On Wed, 2021-07-21 at 16:18 +0000, Sean Christopherson wrote:
> On Wed, Jul 21, 2021, Hu, Robert wrote:
> > > > Queued, thanks. Without having checked the kvm-unit-tests
> > > > sources
> > > > very thoroughly, this might be a configuration issue in
> > > > kvm-unit-tests; in theory "-cpu host" (unlike "-cpu
> > > > host,migratable=no") should not enable TSC scaling.
> > >
> > > As noted in the code comments, KVM allows VMREAD/VMWRITE to all
> > > defined
> > > fields, whether or not the field should actually exist for the
> > > vCPU model doesn't
> > > enter into the equation. That's technically wrong as there are a
> > > number of
> > > fields that the SDM explicitly states exist iff a certain feature
> > > is supported.
> >
> > It's right that a number of fields' existence depends on some
> > certain feature.
> > Meanwhile, "IA32_VMX_VMCS_ENUM indicates to software the highest
> > index
> > value used in the encoding of any field *supported* by the
> > processor", rather than
> > *existed*.
>
> Yes.
>
> > So my understanding is no matter what VMCS exec control field's
> > value is set,
> > value of IA32_VMX_VMCS_ENUM shall not be affected, as it reports
> > the physical
> > CPU's capability rather than runtime VMCS configuration.
>
> Yes.
>
> > Back to nested case, L1's VMCS configuration lays the "physical"
> > capability
> > for L2, right?
>
> Yes.
>
> > nested_vmx_msrs or at least nested_vmx_msrs.vmcs_enum shall be put
> > to vcpu
> > scope, rather than current kvm global.
> >
> > Current nested_vmx_calc_vmcs_enum_msr() is invoked at early stage,
> > before
> > vcpu features are settled. I think should be moved to later stage
> > as well.
>
> Just moving the helper (or adding another call) wouldn't fix the
> underlying
> problem that KVM doesn't correctly model the interplay between VMX
> features and
> VMCS fields. It's arguably less wrong than letting userspace stuff
> an incorrect
> value, but it's not 100% correct and ignoring/overriding userspace is
> sketchy at
> best.
I think IA32_VMX_VMCS_ENUM MSR shall not be set by QEMU, it is actually
already indirectly set by user space CPU feature set.

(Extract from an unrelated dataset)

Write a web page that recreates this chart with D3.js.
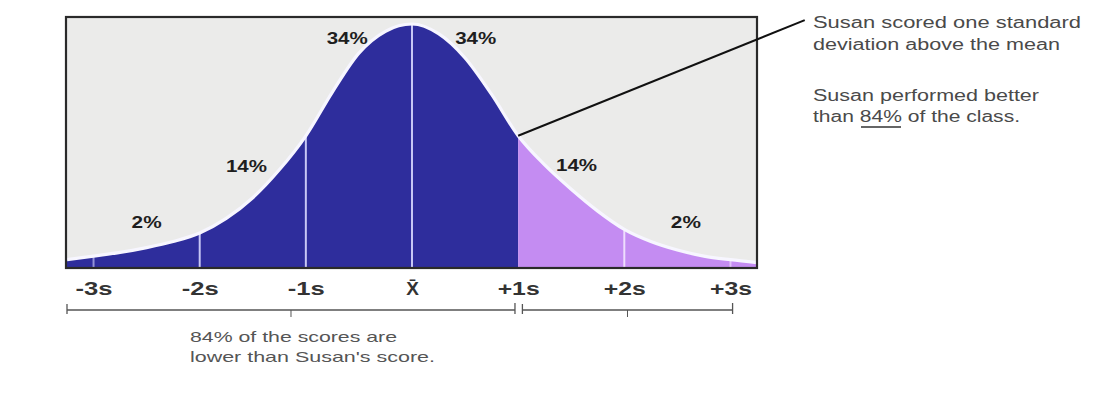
<!DOCTYPE html>
<html><head><meta charset="utf-8">
<script src="https://cdn.jsdelivr.net/npm/d3@7"></script>
<style>
html,body{margin:0;padding:0;background:#fff;}
svg{display:block;font-family:"Liberation Sans",Arial,sans-serif;}
</style></head><body>
<svg id="chart" width="1101" height="398"></svg>
<script>
// ---- data ----
const sigmaGrid  = [-3.25,-3,-2.75,-2.5,-2.25,-2,-1.75,-1.5,-1.25,-1,-0.75,-0.5,-0.25,0,0.25,0.5,0.75,1,1.25,1.5,1.75,2,2.25,2.5,2.75,3,3.25];
const densityPct = [3,4.5,6,8,10.5,14,20,28.5,40,54,72,88,97,100,96,86,71,54,42,32,23,15.5,10.5,7,4.5,3,1.8];
const boundaries = [-3,-2,-1,0,1,2,3];
const tickLabels = ["-3s","-2s","-1s","X\u0304","+1s","+2s","+3s"];
const bandLabels = ["2%","14%","34%","34%","14%","2%"];
const bandLabelSigma = [-2.5,-1.56,-0.61,0.6,1.55,2.58];
const bandLabelLevel = [18.5,41.5,94,94,42,18.5];
const susanSigma = 1;
const leaderEnd = [3.70, 101.6];
const noteLines = ["Susan scored one standard","deviation above the mean","Susan performed better","than 84% of the class."];
const bracketSpans = [[-3.25,0.97],[1.04,3.02]];
const bottomNote = ["84% of the scores are","lower than Susan's score."];

// ---- layout ----
const svg = d3.select("#chart");
const box = {x:66, y:17, w:691, h:251};
const x = d3.scaleLinear().domain([-3.25,3.25]).range([67,757]);
const y = d3.scaleLinear().domain([0,100]).range([267,24]);
const pts = sigmaGrid.map((s,i)=>({s, v:densityPct[i]}));

const defs = svg.append("defs");
defs.append("clipPath").attr("id","clipBlue").append("rect")
  .attr("x",0).attr("y",0).attr("width",x(susanSigma)).attr("height",398);
defs.append("clipPath").attr("id","clipPurple").append("rect")
  .attr("x",x(susanSigma)).attr("y",0).attr("width",1101-x(susanSigma)).attr("height",398);
defs.append("clipPath").attr("id","clipBox").append("rect")
  .attr("x",box.x).attr("y",box.y).attr("width",box.w).attr("height",box.h);

// panel
svg.append("rect").attr("x",box.x).attr("y",box.y).attr("width",box.w).attr("height",box.h)
  .attr("fill","#ebebea");

const area = d3.area().x(d=>x(d.s)).y0(y(0)).y1(d=>y(d.v)).curve(d3.curveMonotoneX);
const line = d3.line().x(d=>x(d.s)).y(d=>y(d.v)).curve(d3.curveMonotoneX);

const g = svg.append("g").attr("clip-path","url(#clipBox)");
g.append("path").datum(pts).attr("d",area).attr("fill","#2e2d9c").attr("clip-path","url(#clipBlue)");
g.append("g").attr("clip-path","url(#clipPurple)")
  .append("path").datum(pts).attr("d",area).attr("fill","#c48cf2");

// boundary lines inside the fill
g.selectAll("line.bnd").data(boundaries.filter(b=>b!==susanSigma)).join("line")
  .attr("class","bnd")
  .attr("x1",d=>x(d)).attr("x2",d=>x(d))
  .attr("y1",y(0)).attr("y2",d=>y(densityPct[sigmaGrid.indexOf(d)])+1)
  .attr("stroke",d=>d>susanSigma?"#f3e6ff":"#d8d8ff")
  .attr("stroke-width",2)
  .attr("opacity",d=>Math.abs(d)===3?0.6:0.9);

// curve glow
g.append("path").datum(pts).attr("d",line).attr("fill","none")
  .attr("stroke","#f7f6ff").attr("stroke-width",3.2);

// box border
svg.append("rect").attr("x",box.x).attr("y",box.y).attr("width",box.w).attr("height",box.h)
  .attr("fill","none").attr("stroke","#2a2a2a").attr("stroke-width",2.2);

// band labels
svg.selectAll("text.band").data(bandLabels).join("text")
  .attr("class","band")
  .attr("x",(d,i)=>x(bandLabelSigma[i])).attr("y",(d,i)=>y(bandLabelLevel[i]))
  .attr("dy","0.36em").attr("text-anchor","middle")
  .attr("font-size",16).attr("font-weight","bold").attr("fill","#1e1e1e")
  .attr("textLength",d=>d.length>2?41:30).attr("lengthAdjust","spacingAndGlyphs")
  .text(d=>d);

// leader line
svg.append("line")
  .attr("x1",x(susanSigma)).attr("y1",y(densityPct[sigmaGrid.indexOf(susanSigma)]))
  .attr("x2",x(leaderEnd[0])).attr("y2",y(leaderEnd[1]))
  .attr("stroke","#111").attr("stroke-width",2);

// axis
const axis = d3.axisBottom(x).tickValues(boundaries)
  .tickFormat((d,i)=>tickLabels[i]).tickSize(0);
const ax = svg.append("g").attr("transform",`translate(0,${y(0)})`).call(axis);
ax.select(".domain").remove();
ax.selectAll("text")
  .attr("y",28).attr("dy",null)
  .attr("font-size",19).attr("font-weight","bold").attr("font-family","'Liberation Sans',Arial,sans-serif")
  .attr("fill","#333")
  .each(function(d,i){
    const t = tickLabels[i];
    if(t.length===3){ d3.select(this).attr("textLength",t[0]==="+"?42:37).attr("lengthAdjust","spacingAndGlyphs"); }
  });

// brackets
const bg = svg.append("g").attr("stroke","#555").attr("stroke-width",1.3).attr("fill","none");
const bY = 310;
bracketSpans.forEach(([a,b])=>{
  bg.append("line").attr("x1",x(a)).attr("x2",x(b)).attr("y1",bY).attr("y2",bY);
  bg.append("line").attr("x1",x(a)).attr("x2",x(a)).attr("y1",bY-6).attr("y2",bY+4);
  bg.append("line").attr("x1",x(b)).attr("x2",x(b)).attr("y1",bY-7).attr("y2",bY+4);
  const m = (a+b)/2;
  bg.append("line").attr("x1",x(m)).attr("x2",x(m)).attr("y1",bY).attr("y2",bY+7).attr("stroke-width",1);
});

// bottom note
const bn = svg.append("g").attr("font-size",15).attr("fill","#555");
const bnWidths = [207,245];
bottomNote.forEach((t,i)=>{
  bn.append("text").attr("x",190).attr("y",342+i*20)
    .attr("textLength",bnWidths[i]).attr("lengthAdjust","spacingAndGlyphs").text(t);
});

// right note
const rn = svg.append("g").attr("font-size",16).attr("fill","#4a4a4a");
const rnY = [28,50,101,122];
const rnW = [268,247,226,207];
noteLines.forEach((t,i)=>{
  rn.append("text").attr("x",813).attr("y",rnY[i])
    .attr("textLength",rnW[i]).attr("lengthAdjust","spacingAndGlyphs").text(t);
});
rn.append("line").attr("x1",861).attr("x2",901).attr("y1",127).attr("y2",127)
  .attr("stroke","#333").attr("stroke-width",1.4);
</script>
</body></html>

> As suggested below, the full fix is to fail VMREAD/VMWRITE to fields
> that
> shouldn't exist given the vCPU model.
>
> > > To fix that we'd need to add a "feature flag" to
> > > vmcs_field_to_offset_table
> > > that is checked against the vCPU model, though updating the MSR
> > > would
> > > probably fall onto userspace's shoulders?
> > >
> > > And FWIW, this is the QEMU code:
> > >
> > > #define VMCS12_MAX_FIELD_INDEX (0x17)
> > >
> > > static void kvm_msr_entry_add_vmx(X86CPU *cpu, FeatureWordArray
> > > f)
> > > {
> > > ...
> > >
> > > /*
> > > * Just to be safe, write these with constant values. The
> > > CRn_FIXED1
> > > * MSRs are generated by KVM based on the vCPU's CPUID.
> > > */
> > > kvm_msr_entry_add(cpu, MSR_IA32_VMX_CR0_FIXED0,
> > > CR0_PE_MASK | CR0_PG_MASK | CR0_NE_MASK);
> > > kvm_msr_entry_add(cpu, MSR_IA32_VMX_CR4_FIXED0,
> > > CR4_VMXE_MASK);
> > > kvm_msr_entry_add(cpu, MSR_IA32_VMX_VMCS_ENUM,
> > > VMCS12_MAX_FIELD_INDEX << 1);
> > > }